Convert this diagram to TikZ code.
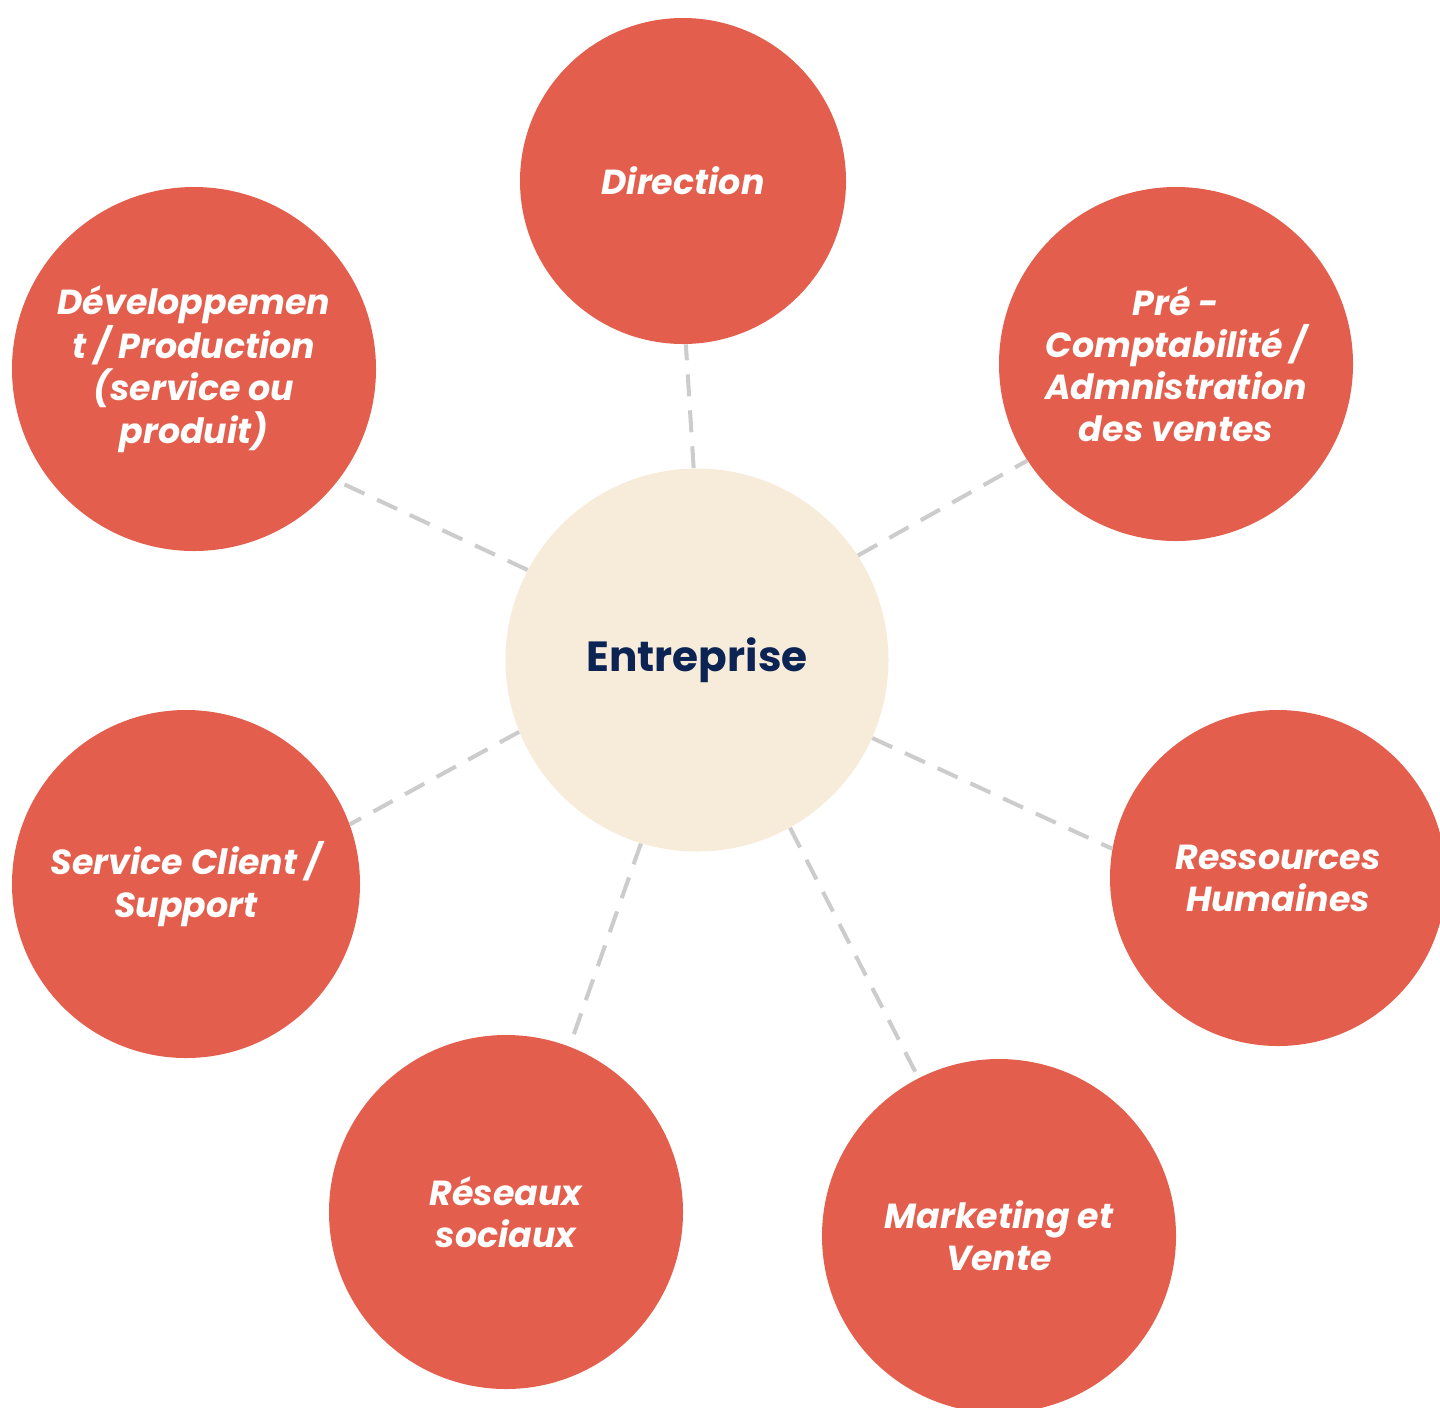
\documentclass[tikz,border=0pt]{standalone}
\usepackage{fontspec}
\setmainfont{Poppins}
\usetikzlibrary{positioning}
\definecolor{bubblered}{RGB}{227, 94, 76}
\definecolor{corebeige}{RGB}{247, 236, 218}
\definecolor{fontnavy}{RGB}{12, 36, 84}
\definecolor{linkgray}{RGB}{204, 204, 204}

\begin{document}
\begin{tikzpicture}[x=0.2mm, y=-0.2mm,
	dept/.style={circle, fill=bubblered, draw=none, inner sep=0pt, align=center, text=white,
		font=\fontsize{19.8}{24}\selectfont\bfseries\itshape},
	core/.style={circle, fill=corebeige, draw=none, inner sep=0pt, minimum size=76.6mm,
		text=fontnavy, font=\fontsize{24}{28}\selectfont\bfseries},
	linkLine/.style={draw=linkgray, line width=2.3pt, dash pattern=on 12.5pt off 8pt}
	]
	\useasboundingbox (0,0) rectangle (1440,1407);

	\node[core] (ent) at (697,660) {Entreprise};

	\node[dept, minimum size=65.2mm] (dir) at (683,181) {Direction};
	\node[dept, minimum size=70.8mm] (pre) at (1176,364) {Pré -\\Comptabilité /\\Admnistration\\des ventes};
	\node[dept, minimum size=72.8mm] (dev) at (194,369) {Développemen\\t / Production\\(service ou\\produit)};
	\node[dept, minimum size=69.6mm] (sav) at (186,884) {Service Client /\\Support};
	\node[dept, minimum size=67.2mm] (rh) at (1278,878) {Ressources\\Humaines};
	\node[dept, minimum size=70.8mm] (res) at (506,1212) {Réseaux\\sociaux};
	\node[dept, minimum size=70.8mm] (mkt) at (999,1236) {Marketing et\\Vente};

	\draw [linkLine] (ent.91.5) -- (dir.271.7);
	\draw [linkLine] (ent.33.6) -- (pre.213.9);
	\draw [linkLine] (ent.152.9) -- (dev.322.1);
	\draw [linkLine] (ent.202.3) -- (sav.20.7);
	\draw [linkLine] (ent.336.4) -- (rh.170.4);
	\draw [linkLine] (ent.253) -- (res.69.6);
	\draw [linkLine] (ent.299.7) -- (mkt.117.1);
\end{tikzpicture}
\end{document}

...

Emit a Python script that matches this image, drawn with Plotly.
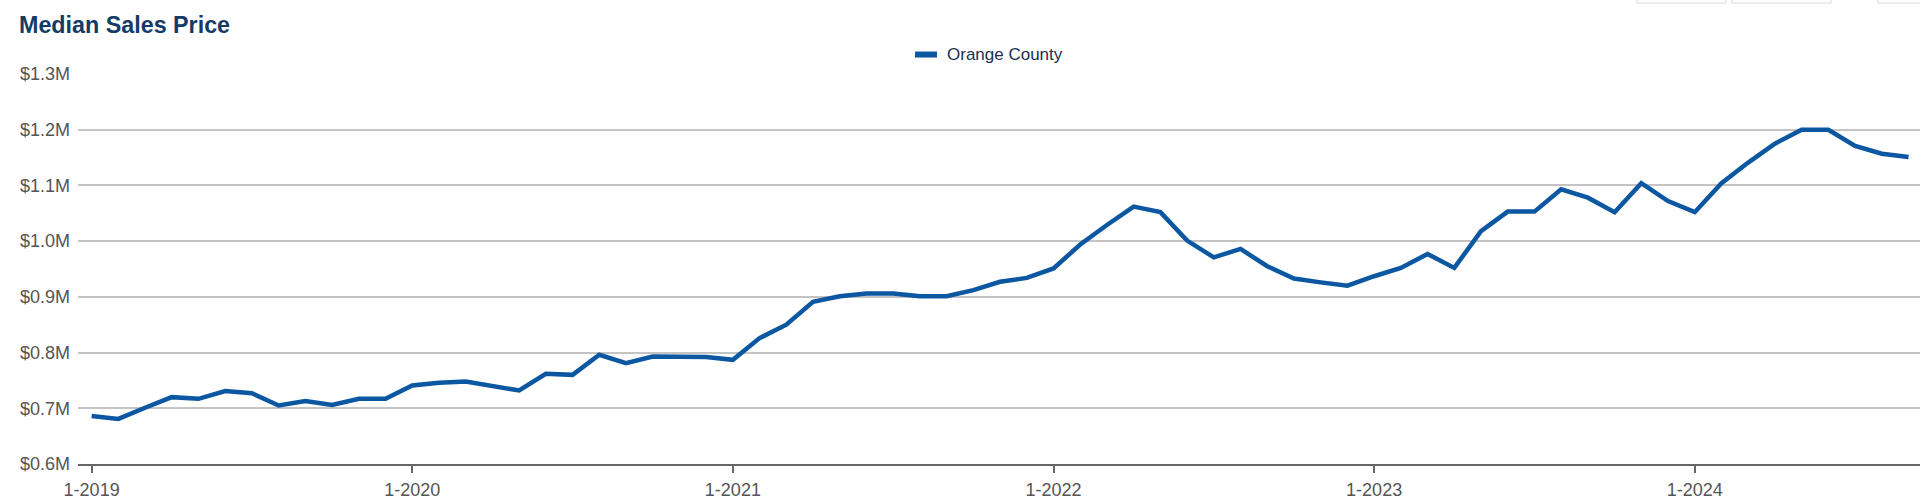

=== Set exercise ===
Your task is to transcribe exactly the lines starting at the line that contains "Convert this diagram to TikZ code." and ending at the line that contains "(ent) at (697,660)", both included. Leave out the pictures.

=== Full solution ===
Convert this diagram to TikZ code.
\documentclass[tikz,border=0pt]{standalone}
\usepackage{fontspec}
\setmainfont{Poppins}
\usetikzlibrary{positioning}
\definecolor{bubblered}{RGB}{227, 94, 76}
\definecolor{corebeige}{RGB}{247, 236, 218}
\definecolor{fontnavy}{RGB}{12, 36, 84}
\definecolor{linkgray}{RGB}{204, 204, 204}

\begin{document}
\begin{tikzpicture}[x=0.2mm, y=-0.2mm,
	dept/.style={circle, fill=bubblered, draw=none, inner sep=0pt, align=center, text=white,
		font=\fontsize{19.8}{24}\selectfont\bfseries\itshape},
	core/.style={circle, fill=corebeige, draw=none, inner sep=0pt, minimum size=76.6mm,
		text=fontnavy, font=\fontsize{24}{28}\selectfont\bfseries},
	linkLine/.style={draw=linkgray, line width=2.3pt, dash pattern=on 12.5pt off 8pt}
	]
	\useasboundingbox (0,0) rectangle (1440,1407);

	\node[core] (ent) at (697,660) {Entreprise};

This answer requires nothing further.